Proportionally Fair Clustering

Authors: Xingyu Chen, Brandon Fain, Liang Lyu, Kamesh Munagala

ICML 2019 | Conference PDF | Archive PDF | Plain Text | LLM Run Details

Reproducibility Variable Result LLM Response
Research Type Experimental We conclude with an empirical examination of the tradeoff between proportional solutions and the k-means objective.
Researcher Affiliation Academia Xingyu Chen 1 Brandon Fain 1 Liang Lyu 1 Kamesh Munagala 1 Department of Computer Science, Duke University, Durham, North Carolina, USA.
Pseudocode Yes Algorithm 1 Greedy Capture; Algorithm 2 Local Capture Heuristic
Open Source Code No The paper does not contain an explicit statement about releasing the source code for the methodology described, nor does it provide a link to a code repository.
Open Datasets Yes In this section, we study proportionality on real data taken from the UCI Machine Learning Repository (Dheeru & Karra Taniskidou, 2017). We consider three qualitatively different data sets used for clustering: Iris, Diabetes, and KDD.
Dataset Splits No The paper mentions using specific datasets (Iris, Diabetes, KDD) but does not provide explicit details on training, validation, or test splits. It only states "we work with a subsample of 100,000 points" for KDD and further sampling for Local Capture algorithm: "sampling 5,000 points uniformly at random to treat as N and sampling 400 points via the k-means++ initialization to treat as M".
Hardware Specification No The paper does not provide specific hardware details (e.g., CPU/GPU models, memory specifications) used for running the experiments.
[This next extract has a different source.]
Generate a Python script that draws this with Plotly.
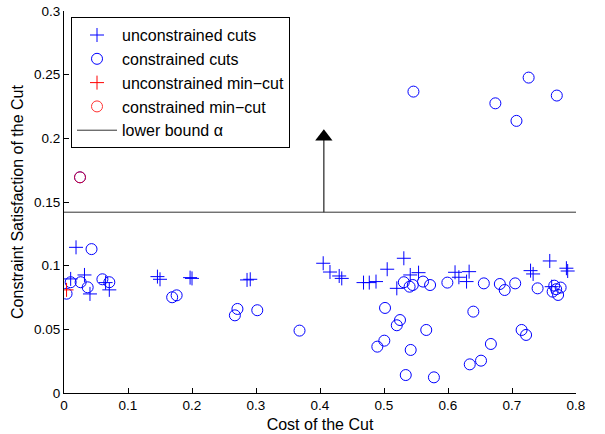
import plotly.graph_objects as go

# unconstrained cuts (+)
unc_x = [0.0188, 0.0104, 0.032, 0.0406, 0.065, 0.0708, 0.146, 0.150, 0.197, 0.200,
         0.286, 0.291, 0.405, 0.4156, 0.430, 0.434, 0.468, 0.477, 0.4875, 0.505,
         0.531, 0.520, 0.541, 0.554, 0.611, 0.617, 0.629, 0.633, 0.729, 0.733,
         0.759, 0.762, 0.785, 0.787]
unc_y = [0.1144, 0.0896, 0.0927, 0.0778, 0.0867, 0.081, 0.0914, 0.0893, 0.0906, 0.0900,
         0.0888, 0.0893, 0.1019, 0.095, 0.0919, 0.090, 0.0867, 0.0867, 0.0875, 0.0972,
         0.1058, 0.0822, 0.0927, 0.0945, 0.0948, 0.0909, 0.0875, 0.0953, 0.0961, 0.0935,
         0.1037, 0.0835, 0.098, 0.0958]

# constrained cuts (o)
con_x = [0.025, 0.546, 0.674, 0.726, 0.707, 0.770,
         0.043, 0.0104, 0.026, 0.037, 0.060, 0.0708, 0.004, 0.169, 0.176,
         0.271, 0.267, 0.302, 0.368,
         0.531, 0.540, 0.545, 0.561, 0.572, 0.599, 0.5016, 0.525, 0.520, 0.566,
         0.5005, 0.4896, 0.5417, 0.534, 0.578, 0.6396, 0.634, 0.6516,
         0.656, 0.681, 0.6886, 0.705, 0.740, 0.766, 0.769, 0.776, 0.772, 0.7635,
         0.715, 0.722, 0.667]
con_y = [0.1694, 0.2367, 0.2275, 0.2477, 0.2137, 0.2336,
         0.113, 0.087, 0.087, 0.083, 0.0893, 0.087, 0.078, 0.0752, 0.0767,
         0.066, 0.061, 0.065, 0.049,
         0.087, 0.0835, 0.0848, 0.0875, 0.0848, 0.0867, 0.0668, 0.0573, 0.0532, 0.0495,
         0.0411, 0.0364, 0.0338, 0.0141, 0.0123, 0.0639, 0.0225, 0.0254,
         0.0861, 0.0856, 0.0809, 0.0861, 0.0822, 0.0843, 0.0815, 0.0828, 0.077, 0.0796,
         0.0495, 0.0456, 0.0385]

# min-cuts
unc_min_x = [0.004]
unc_min_y = [0.081]
con_min_x = [0.025]
con_min_y = [0.1694]

# lower bound alpha and arrow
alpha = 0.142
x_range = [0, 0.8]
arrow_x = 0.406
arrow_tip = 0.2013

x_ticks = [0, 0.1, 0.2, 0.3, 0.4, 0.5, 0.6, 0.7, 0.8]
x_ticktext = ["0", "0.1", "0.2", "0.3", "0.4", "0.5", "0.6", "0.7", "0.8"]
y_ticks = [0, 0.05, 0.1, 0.15, 0.2, 0.25, 0.3]
y_ticktext = ["0", "0.05", "0.1", "0.15", "0.2", "0.25", "0.3"]

BLUE = "#0000ff"
RED = "#ff0000"
FONT = "Liberation Sans, Arial, sans-serif"

fig = go.Figure()
fig.add_trace(go.Scatter(
    x=unc_x, y=unc_y, mode="markers", name="unconstrained cuts",
    marker=dict(symbol="cross-thin-open", size=10, line=dict(color=BLUE, width=1), color=BLUE)))
fig.add_trace(go.Scatter(
    x=con_x, y=con_y, mode="markers", name="constrained cuts",
    marker=dict(symbol="circle-open", size=11, line=dict(color=BLUE, width=1), color=BLUE)))
fig.add_trace(go.Scatter(
    x=unc_min_x, y=unc_min_y, mode="markers", name="unconstrained min\u2212cut",
    marker=dict(symbol="cross-thin-open", size=10, line=dict(color=RED, width=1), color=RED)))
fig.add_trace(go.Scatter(
    x=con_min_x, y=con_min_y, mode="markers", name="constrained min\u2212cut",
    opacity=0.8,
    marker=dict(symbol="circle-open", size=11, line=dict(color=RED, width=1), color=RED)))
fig.add_trace(go.Scatter(
    x=x_range, y=[alpha, alpha], mode="lines", name="lower bound \u03b1",
    line=dict(color="#333333", width=1)))
# arrow
fig.add_trace(go.Scatter(
    x=[arrow_x, arrow_x], y=[alpha, arrow_tip], mode="lines", showlegend=False,
    line=dict(color="#333333", width=1.3), hoverinfo="skip"))
fig.add_trace(go.Scatter(
    x=[arrow_x], y=[arrow_tip], mode="markers", showlegend=False,
    marker=dict(symbol="triangle-up", size=15, color="black"), hoverinfo="skip"))

axis_common = dict(
    showgrid=False, zeroline=False, showline=True, linecolor="black", linewidth=1,
    ticks="inside", ticklen=5, tickcolor="black", tickwidth=1, automargin=False,
    tickfont=dict(family=FONT, size=13.5, color="black"), mirror=False)

fig.update_layout(
    width=605, height=434,
    margin=dict(l=64, r=29, t=11, b=41),
    paper_bgcolor="white", plot_bgcolor="white",
    font=dict(family=FONT, color="black"),
    xaxis=dict(range=x_range, tickvals=x_ticks, ticktext=x_ticktext,
               title=dict(text="Cost of the Cut", font=dict(family=FONT, size=16), standoff=6),
               **axis_common),
    yaxis=dict(range=[0, 0.3], tickvals=y_ticks, ticktext=y_ticktext,
               title=dict(text="Constraint Satisfaction of the Cut", font=dict(family=FONT, size=16), standoff=6),
               **axis_common),
    legend=dict(x=0.0137, y=0.984, xanchor="left", yanchor="top",
                bordercolor="#000000", borderwidth=1, bgcolor="white",
                font=dict(family=FONT, size=16), tracegroupgap=0,
                itemwidth=40),
    showlegend=True,
)

fig.write_html("out.html")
Software Dependencies No The paper does not provide specific software dependency details with version numbers (e.g., library names with versions) that would be needed to replicate the experiment environment.
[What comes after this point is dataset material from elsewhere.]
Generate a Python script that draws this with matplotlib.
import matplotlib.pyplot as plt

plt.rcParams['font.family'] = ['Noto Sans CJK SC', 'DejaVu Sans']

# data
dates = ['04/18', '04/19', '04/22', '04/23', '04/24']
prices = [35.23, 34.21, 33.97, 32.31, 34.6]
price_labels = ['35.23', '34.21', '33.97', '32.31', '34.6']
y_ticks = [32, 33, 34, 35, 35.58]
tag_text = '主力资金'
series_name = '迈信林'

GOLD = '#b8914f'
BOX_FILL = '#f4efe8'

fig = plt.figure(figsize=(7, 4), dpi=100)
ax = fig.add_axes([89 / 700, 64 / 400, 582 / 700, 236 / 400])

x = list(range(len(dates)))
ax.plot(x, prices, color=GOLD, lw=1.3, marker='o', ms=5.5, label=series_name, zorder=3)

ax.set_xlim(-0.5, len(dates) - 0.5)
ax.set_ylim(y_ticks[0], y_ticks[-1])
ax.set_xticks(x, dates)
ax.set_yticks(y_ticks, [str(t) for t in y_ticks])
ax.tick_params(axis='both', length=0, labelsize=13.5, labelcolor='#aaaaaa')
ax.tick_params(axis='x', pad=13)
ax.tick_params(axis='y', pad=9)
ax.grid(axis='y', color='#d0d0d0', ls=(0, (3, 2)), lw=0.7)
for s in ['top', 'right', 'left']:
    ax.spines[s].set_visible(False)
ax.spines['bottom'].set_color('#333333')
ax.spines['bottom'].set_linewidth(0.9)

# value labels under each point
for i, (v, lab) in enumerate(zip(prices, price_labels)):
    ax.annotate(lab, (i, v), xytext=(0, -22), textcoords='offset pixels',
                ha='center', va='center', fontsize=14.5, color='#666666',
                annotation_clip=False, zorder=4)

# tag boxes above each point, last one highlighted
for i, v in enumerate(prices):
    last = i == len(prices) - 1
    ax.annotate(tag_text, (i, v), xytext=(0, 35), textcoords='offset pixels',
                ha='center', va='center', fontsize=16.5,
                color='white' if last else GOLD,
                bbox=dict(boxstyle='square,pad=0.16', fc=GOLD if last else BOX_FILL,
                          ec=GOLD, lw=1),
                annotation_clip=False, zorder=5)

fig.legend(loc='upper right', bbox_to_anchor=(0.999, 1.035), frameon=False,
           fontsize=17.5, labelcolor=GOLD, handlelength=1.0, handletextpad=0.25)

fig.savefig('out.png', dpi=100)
Experiment Setup Yes In our experiments (see Section 5), we search for the minimum ρ for which the algorithm terminates in a small number of iterations via binary search over possible input of ρ. For efficiency, we run our Local Capture algorithm by further sampling 5,000 points uniformly at random to treat as N and sampling 400 points via the k-means++ initialization to treat as M. The k-means objective is measured on the original 100,000 points for both algorithms.